__Source code of charts__:
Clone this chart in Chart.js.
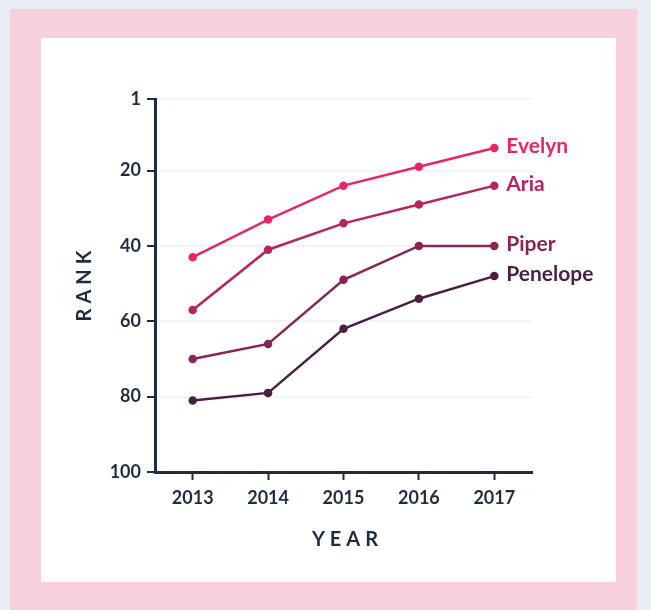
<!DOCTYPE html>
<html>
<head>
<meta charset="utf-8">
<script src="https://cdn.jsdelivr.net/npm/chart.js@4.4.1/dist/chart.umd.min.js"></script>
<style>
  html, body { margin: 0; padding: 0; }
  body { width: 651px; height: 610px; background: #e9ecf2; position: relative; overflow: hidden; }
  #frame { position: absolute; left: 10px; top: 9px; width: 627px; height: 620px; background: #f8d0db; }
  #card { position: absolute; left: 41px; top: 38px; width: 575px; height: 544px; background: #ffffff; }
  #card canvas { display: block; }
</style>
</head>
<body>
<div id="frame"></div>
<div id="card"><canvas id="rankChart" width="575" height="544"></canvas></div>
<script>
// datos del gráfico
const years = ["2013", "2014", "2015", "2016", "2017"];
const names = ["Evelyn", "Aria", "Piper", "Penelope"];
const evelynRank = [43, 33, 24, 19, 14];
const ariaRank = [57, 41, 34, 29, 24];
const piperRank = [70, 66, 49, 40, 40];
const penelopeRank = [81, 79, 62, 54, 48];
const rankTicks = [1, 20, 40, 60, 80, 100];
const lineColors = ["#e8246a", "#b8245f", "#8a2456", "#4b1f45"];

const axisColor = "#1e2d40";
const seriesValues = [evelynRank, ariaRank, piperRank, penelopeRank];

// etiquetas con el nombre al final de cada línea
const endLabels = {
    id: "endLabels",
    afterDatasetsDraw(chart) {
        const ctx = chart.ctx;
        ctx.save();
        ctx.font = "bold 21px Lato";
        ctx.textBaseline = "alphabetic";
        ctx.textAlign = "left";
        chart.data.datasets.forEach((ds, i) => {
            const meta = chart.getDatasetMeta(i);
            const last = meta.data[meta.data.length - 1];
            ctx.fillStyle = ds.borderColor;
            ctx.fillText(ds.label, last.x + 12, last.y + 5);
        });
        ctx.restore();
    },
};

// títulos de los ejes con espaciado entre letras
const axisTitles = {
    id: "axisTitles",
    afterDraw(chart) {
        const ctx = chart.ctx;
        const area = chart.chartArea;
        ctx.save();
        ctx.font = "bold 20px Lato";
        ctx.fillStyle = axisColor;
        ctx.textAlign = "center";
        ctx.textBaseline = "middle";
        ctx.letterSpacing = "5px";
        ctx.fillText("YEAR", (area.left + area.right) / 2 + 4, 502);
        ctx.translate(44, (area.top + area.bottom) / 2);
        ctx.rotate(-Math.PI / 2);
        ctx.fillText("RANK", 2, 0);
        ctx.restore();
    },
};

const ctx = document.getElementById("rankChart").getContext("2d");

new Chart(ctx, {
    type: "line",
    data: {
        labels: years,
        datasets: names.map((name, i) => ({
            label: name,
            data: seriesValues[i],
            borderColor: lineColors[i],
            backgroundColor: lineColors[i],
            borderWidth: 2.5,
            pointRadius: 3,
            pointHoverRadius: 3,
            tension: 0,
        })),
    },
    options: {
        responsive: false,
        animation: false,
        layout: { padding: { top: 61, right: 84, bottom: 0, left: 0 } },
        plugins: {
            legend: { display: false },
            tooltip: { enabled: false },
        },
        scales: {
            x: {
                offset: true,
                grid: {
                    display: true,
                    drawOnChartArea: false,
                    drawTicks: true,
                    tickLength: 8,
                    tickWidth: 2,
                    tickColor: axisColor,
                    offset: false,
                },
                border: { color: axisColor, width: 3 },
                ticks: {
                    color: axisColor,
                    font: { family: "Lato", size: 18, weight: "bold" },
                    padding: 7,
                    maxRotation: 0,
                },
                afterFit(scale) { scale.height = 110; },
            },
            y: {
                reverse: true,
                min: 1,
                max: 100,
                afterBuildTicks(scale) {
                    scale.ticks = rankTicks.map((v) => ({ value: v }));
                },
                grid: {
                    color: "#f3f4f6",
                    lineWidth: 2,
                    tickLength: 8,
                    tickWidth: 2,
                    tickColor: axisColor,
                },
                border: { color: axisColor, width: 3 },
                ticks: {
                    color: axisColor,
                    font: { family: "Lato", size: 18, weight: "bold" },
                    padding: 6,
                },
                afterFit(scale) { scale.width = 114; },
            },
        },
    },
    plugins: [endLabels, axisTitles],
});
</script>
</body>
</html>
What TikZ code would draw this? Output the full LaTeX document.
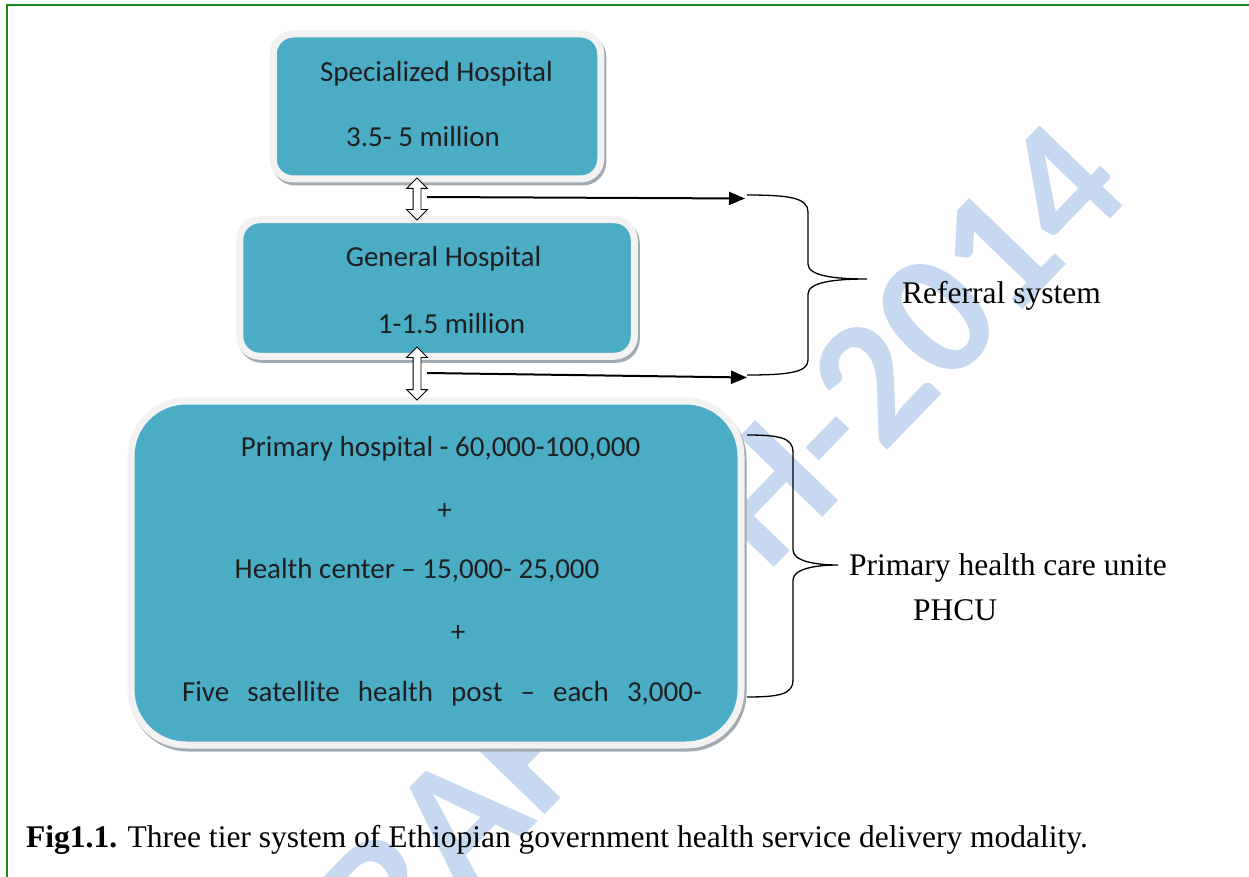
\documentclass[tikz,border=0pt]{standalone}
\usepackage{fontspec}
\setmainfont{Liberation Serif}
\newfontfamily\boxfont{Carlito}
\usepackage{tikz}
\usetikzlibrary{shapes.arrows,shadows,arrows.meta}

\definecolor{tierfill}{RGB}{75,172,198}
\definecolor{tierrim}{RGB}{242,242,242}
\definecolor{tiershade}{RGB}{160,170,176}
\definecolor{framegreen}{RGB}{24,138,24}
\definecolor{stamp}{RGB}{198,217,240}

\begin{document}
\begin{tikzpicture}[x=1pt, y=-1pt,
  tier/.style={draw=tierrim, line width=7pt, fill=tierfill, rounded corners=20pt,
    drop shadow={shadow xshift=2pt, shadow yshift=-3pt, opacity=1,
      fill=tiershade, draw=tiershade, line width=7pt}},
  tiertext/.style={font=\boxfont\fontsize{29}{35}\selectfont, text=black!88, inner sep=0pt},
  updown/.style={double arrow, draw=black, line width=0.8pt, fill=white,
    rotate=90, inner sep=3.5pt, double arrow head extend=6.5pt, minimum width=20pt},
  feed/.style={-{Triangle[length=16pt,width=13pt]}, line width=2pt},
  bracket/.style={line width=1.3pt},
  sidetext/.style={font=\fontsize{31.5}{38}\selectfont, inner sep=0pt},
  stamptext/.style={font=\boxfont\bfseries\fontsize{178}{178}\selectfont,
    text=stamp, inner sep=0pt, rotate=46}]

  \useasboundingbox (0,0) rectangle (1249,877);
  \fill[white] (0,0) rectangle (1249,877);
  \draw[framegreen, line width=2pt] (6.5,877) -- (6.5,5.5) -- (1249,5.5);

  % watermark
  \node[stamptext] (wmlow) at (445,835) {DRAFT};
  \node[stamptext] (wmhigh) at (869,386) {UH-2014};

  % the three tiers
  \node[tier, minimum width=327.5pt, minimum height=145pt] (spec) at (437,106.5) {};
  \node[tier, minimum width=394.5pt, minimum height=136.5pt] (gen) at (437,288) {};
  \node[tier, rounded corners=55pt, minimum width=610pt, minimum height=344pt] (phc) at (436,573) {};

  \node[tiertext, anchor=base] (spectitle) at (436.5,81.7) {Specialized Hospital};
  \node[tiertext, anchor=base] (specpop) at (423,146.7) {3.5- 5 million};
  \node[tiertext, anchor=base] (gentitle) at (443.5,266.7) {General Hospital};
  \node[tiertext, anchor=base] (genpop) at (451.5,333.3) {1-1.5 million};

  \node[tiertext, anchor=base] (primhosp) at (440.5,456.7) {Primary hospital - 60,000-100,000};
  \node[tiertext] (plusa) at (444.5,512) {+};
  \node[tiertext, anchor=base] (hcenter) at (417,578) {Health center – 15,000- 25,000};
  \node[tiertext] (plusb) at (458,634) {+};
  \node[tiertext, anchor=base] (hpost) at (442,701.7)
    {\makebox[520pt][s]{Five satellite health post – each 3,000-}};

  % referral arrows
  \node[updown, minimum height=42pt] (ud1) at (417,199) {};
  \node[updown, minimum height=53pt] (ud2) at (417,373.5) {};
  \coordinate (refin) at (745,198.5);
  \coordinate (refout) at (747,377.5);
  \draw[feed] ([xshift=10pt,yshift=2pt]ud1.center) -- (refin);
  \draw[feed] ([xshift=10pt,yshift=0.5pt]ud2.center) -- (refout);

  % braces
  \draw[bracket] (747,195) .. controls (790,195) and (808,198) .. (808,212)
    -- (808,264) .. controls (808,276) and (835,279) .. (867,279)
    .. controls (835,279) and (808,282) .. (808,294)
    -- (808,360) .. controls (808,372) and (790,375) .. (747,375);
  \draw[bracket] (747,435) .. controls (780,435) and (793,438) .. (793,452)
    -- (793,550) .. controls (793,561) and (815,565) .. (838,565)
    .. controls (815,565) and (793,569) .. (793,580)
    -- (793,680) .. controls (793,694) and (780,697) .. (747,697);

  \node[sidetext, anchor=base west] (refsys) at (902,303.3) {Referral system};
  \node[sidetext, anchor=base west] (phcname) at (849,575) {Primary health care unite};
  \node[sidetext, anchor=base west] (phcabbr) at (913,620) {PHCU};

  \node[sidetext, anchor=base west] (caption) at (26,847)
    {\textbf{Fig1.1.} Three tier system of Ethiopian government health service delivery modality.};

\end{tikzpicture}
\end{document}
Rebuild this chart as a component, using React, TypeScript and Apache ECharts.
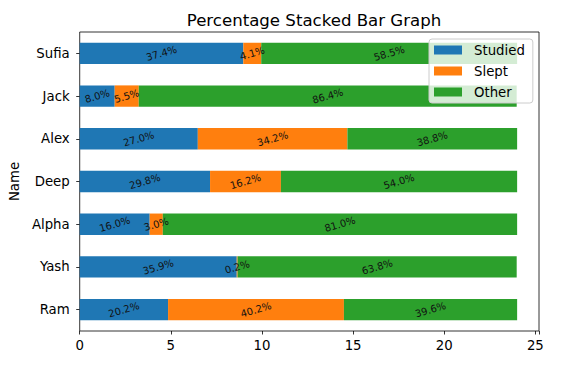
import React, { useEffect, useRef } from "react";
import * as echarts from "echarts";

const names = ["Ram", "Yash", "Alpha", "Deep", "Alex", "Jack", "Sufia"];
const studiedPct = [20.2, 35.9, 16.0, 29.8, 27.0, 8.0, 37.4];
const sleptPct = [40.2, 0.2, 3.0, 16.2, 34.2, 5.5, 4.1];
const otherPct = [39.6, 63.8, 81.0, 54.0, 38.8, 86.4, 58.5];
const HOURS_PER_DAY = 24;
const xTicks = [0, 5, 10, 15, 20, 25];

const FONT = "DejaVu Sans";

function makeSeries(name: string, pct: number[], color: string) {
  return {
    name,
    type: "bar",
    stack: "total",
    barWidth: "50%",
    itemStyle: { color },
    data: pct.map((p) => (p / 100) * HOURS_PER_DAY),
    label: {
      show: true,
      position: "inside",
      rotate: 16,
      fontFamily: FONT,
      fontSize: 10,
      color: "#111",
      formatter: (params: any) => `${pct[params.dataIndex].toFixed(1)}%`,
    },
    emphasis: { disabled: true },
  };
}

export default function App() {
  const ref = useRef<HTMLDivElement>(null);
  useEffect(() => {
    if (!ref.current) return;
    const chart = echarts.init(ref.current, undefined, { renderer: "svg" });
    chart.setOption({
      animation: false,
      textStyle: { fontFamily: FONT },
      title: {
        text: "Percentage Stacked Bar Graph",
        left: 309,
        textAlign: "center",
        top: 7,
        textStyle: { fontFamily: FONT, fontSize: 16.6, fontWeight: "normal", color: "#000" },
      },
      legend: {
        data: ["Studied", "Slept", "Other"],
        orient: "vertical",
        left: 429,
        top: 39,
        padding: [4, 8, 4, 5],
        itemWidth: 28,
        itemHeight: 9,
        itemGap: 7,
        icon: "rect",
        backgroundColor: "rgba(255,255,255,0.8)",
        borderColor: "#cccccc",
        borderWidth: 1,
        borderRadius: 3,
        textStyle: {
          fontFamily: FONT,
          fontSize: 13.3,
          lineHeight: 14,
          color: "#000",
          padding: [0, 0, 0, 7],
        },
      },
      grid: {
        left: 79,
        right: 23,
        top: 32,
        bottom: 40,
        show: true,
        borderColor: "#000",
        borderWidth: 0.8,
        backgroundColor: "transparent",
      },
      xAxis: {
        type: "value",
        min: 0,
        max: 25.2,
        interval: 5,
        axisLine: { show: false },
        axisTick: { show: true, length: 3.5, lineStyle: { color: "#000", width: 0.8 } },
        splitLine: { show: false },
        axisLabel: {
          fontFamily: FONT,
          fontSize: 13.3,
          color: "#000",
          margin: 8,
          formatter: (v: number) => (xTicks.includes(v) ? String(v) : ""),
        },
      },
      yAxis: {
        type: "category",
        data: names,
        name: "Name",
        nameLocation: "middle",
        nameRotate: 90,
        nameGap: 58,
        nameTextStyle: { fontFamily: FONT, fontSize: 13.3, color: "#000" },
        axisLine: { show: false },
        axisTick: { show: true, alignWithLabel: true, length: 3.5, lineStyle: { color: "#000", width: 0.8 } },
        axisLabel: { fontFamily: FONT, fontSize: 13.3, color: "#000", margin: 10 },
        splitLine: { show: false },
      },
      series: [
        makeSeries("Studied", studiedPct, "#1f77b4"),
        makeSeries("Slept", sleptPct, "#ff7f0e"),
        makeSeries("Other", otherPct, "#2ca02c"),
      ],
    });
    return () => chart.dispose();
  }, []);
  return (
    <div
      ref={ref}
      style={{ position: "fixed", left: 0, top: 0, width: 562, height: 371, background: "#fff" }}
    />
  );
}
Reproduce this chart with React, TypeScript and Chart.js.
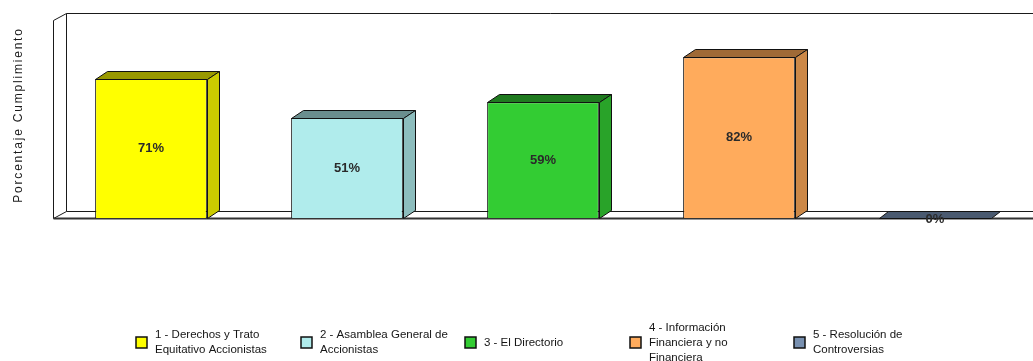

__YOUR GOAL__:
Give only the number of lines in the records that include the word "this".

__PROBLEM SOLUTION__:
4